Offensive numbers were down across Major League Baseball again this season, and have been trending that way for several years. We now have an official answer as to why –– it appears the game is clean!
Citing a joint press release issued by Major League Baseball and the Major League Baseball Players Association, the Boston Globe's Pete Abraham tweeted Monday that the league conducted 7,929 drug tests last season, including 1,535 for Human Growth Hormone, which was once considered notoriously undetectable.
The Daily News reported that only two players tested positive for steroids – one being New York Yankees third baseman Alex Rodriguez, who was suspended for the entire 2014 season.
Ten players tested positive for stimulants, including Baltimore Orioles third baseman Chris Davis, whose 25-game suspension for testing positive for Adderall famously forced him to miss the postseason.

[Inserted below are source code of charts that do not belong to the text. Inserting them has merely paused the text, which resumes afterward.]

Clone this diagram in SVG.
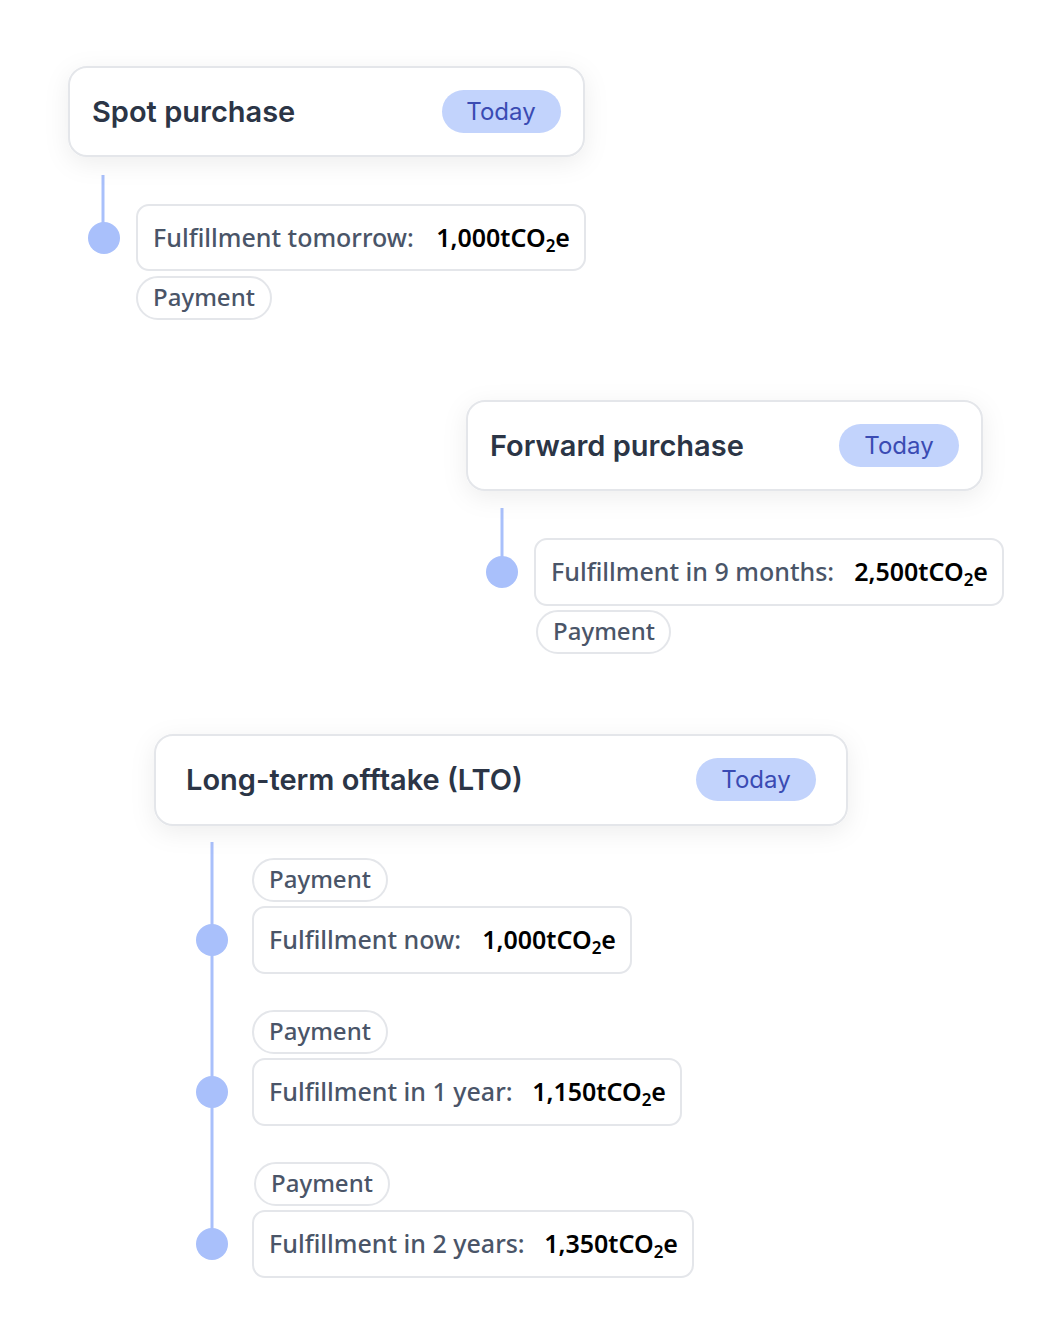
<svg xmlns="http://www.w3.org/2000/svg" width="1052" height="1342" viewBox="0 0 1052 1342">
<defs>
<filter id="sh" x="-20%" y="-50%" width="140%" height="200%"><feDropShadow dx="0" dy="6" stdDeviation="12" flood-color="#000" flood-opacity="0.07"/></filter>
<style>
.card{fill:#fff;stroke:#e4e6ea;stroke-width:2}
.box{fill:#fff;stroke:#e4e6ea;stroke-width:2}
.badge{fill:#c2d3fc}
.title{font-family:Inter,"Noto Sans",sans-serif;font-weight:600;font-size:29px;fill:#2b3546}
.bt{font-family:Inter,"Noto Sans",sans-serif;font-size:24px;fill:#3a4bb3;text-anchor:middle}
.lab{font-family:"Noto Sans",sans-serif;font-size:25px;font-weight:500;fill:#4a5568}
.val{font-family:"Noto Sans",sans-serif;font-size:25px;font-weight:600;fill:#000;text-anchor:end}
.pay{font-family:"Noto Sans",sans-serif;font-size:24px;font-weight:500;fill:#4a5568;text-anchor:middle}
.ln{stroke:#a9c0fb;stroke-width:3;fill:none}
.dot{fill:#a9c0fb}
</style>
</defs>
<rect width="1052" height="1342" fill="#fff"/>
<g id="connectors">
<line class="ln" x1="103" y1="175" x2="103" y2="238"/>
<line class="ln" x1="502" y1="508" x2="502" y2="572"/>
<line class="ln" x1="212" y1="842" x2="212" y2="1244"/>
<circle class="dot" cx="104" cy="238" r="16"/>
<circle class="dot" cx="502" cy="572" r="16"/>
<circle class="dot" cx="212" cy="940" r="16"/>
<circle class="dot" cx="212" cy="1092" r="16"/>
<circle class="dot" cx="212" cy="1244" r="16"/>
</g>
<g id="spot">
<rect class="card" x="69" y="67" width="515" height="89" rx="18" filter="url(#sh)"/>
<text class="title" x="92" y="122">Spot purchase</text>
<rect class="badge" x="442" y="90" width="119" height="43" rx="21.5"/>
<text class="bt" x="501" y="120">Today</text>
</g>
<g id="spot-fulfill">
<rect class="box" x="137" y="205" width="448" height="65" rx="12"/>
<text class="lab" x="153" y="247">Fulfillment tomorrow:</text>
<text class="val" x="570" y="247">1,000tCO<tspan font-size="17" dy="5">2</tspan><tspan dy="-5">e</tspan></text>
</g>
<g id="spot-payment">
<rect class="box" x="137" y="277" width="134" height="42" rx="21"/>
<text class="pay" x="204" y="306">Payment</text>
</g>
<g id="forward">
<rect class="card" x="467" y="401" width="515" height="89" rx="18" filter="url(#sh)"/>
<text class="title" x="490" y="456">Forward purchase</text>
<rect class="badge" x="839" y="424" width="120" height="43" rx="21.5"/>
<text class="bt" x="899" y="454">Today</text>
</g>
<g id="forward-fulfill">
<rect class="box" x="535" y="539" width="468" height="66" rx="12"/>
<text class="lab" x="551" y="581">Fulfillment in 9 months:</text>
<text class="val" x="988" y="581">2,500tCO<tspan font-size="17" dy="5">2</tspan><tspan dy="-5">e</tspan></text>
</g>
<g id="forward-payment">
<rect class="box" x="537" y="611" width="133" height="42" rx="21"/>
<text class="pay" x="604" y="640">Payment</text>
</g>
<g id="lto">
<rect class="card" x="155" y="735" width="692" height="90" rx="18" filter="url(#sh)"/>
<text class="title" x="186" y="790">Long-term offtake (LTO)</text>
<rect class="badge" x="696" y="758" width="120" height="43" rx="21.5"/>
<text class="bt" x="756" y="788">Today</text>
</g>
<g id="lto-pay1"><rect class="box" x="253" y="859" width="134" height="42" rx="21"/><text class="pay" x="320" y="888">Payment</text></g>
<g id="lto-f1"><rect class="box" x="253" y="907" width="378" height="66" rx="12"/><text class="lab" x="269" y="949">Fulfillment now:</text><text class="val" x="616" y="949">1,000tCO<tspan font-size="17" dy="5">2</tspan><tspan dy="-5">e</tspan></text></g>
<g id="lto-pay2"><rect class="box" x="253" y="1011" width="134" height="42" rx="21"/><text class="pay" x="320" y="1040">Payment</text></g>
<g id="lto-f2"><rect class="box" x="253" y="1059" width="428" height="66" rx="12"/><text class="lab" x="269" y="1101">Fulfillment in 1 year:</text><text class="val" x="666" y="1101">1,150tCO<tspan font-size="17" dy="5">2</tspan><tspan dy="-5">e</tspan></text></g>
<g id="lto-pay3"><rect class="box" x="255" y="1163" width="134" height="42" rx="21"/><text class="pay" x="322" y="1192">Payment</text></g>
<g id="lto-f3"><rect class="box" x="253" y="1211" width="440" height="66" rx="12"/><text class="lab" x="269" y="1253">Fulfillment in 2 years:</text><text class="val" x="678" y="1253">1,350tCO<tspan font-size="17" dy="5">2</tspan><tspan dy="-5">e</tspan></text></g>
</svg>
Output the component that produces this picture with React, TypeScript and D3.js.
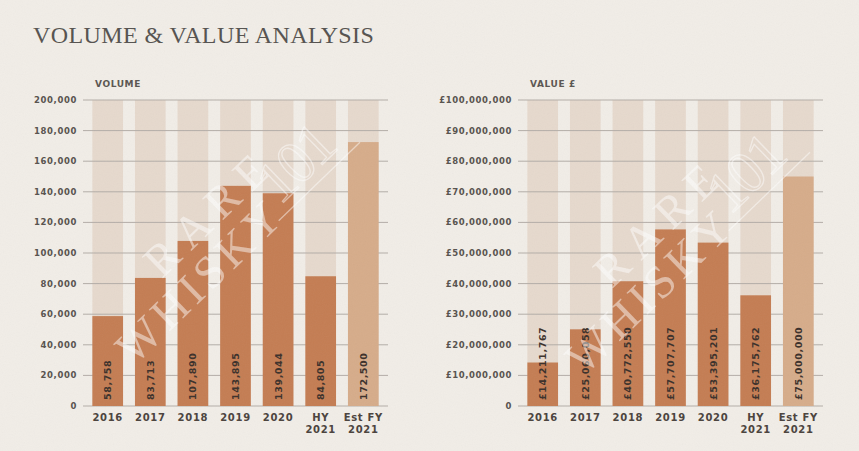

Thirteen players were suspended for steroid use in 2013, including Rodriguez. But those were the result of a lengthy investigation, not official testing.
Major League Baseball began testing after the 2004 season. Many considered the action overdue, as drug use had been rampant around the league for decades.
Baseball prospered in the mid-1990s due to the spectacle of supped-up sluggers and the revival of the long ball. Of the eight 60+ home runs seasons in the history of Major League Baseball, six were recorded between 1998 and 2001. In 1998, Mark McGwire hit 70 home runs to break Roger Maris' single-season record of 61 that had stood since 1961. Three years later, Barry Bonds set the new record with 73.
Regardless, many of the stars of the Steroid Era have seen their legacies tainted by their connections with drug use. Bonds, McGwire, Sosa, Roger Clemens and others remain on the Hall of Fame ballot years into their eligibilities, slighted by voters who consider them cheats.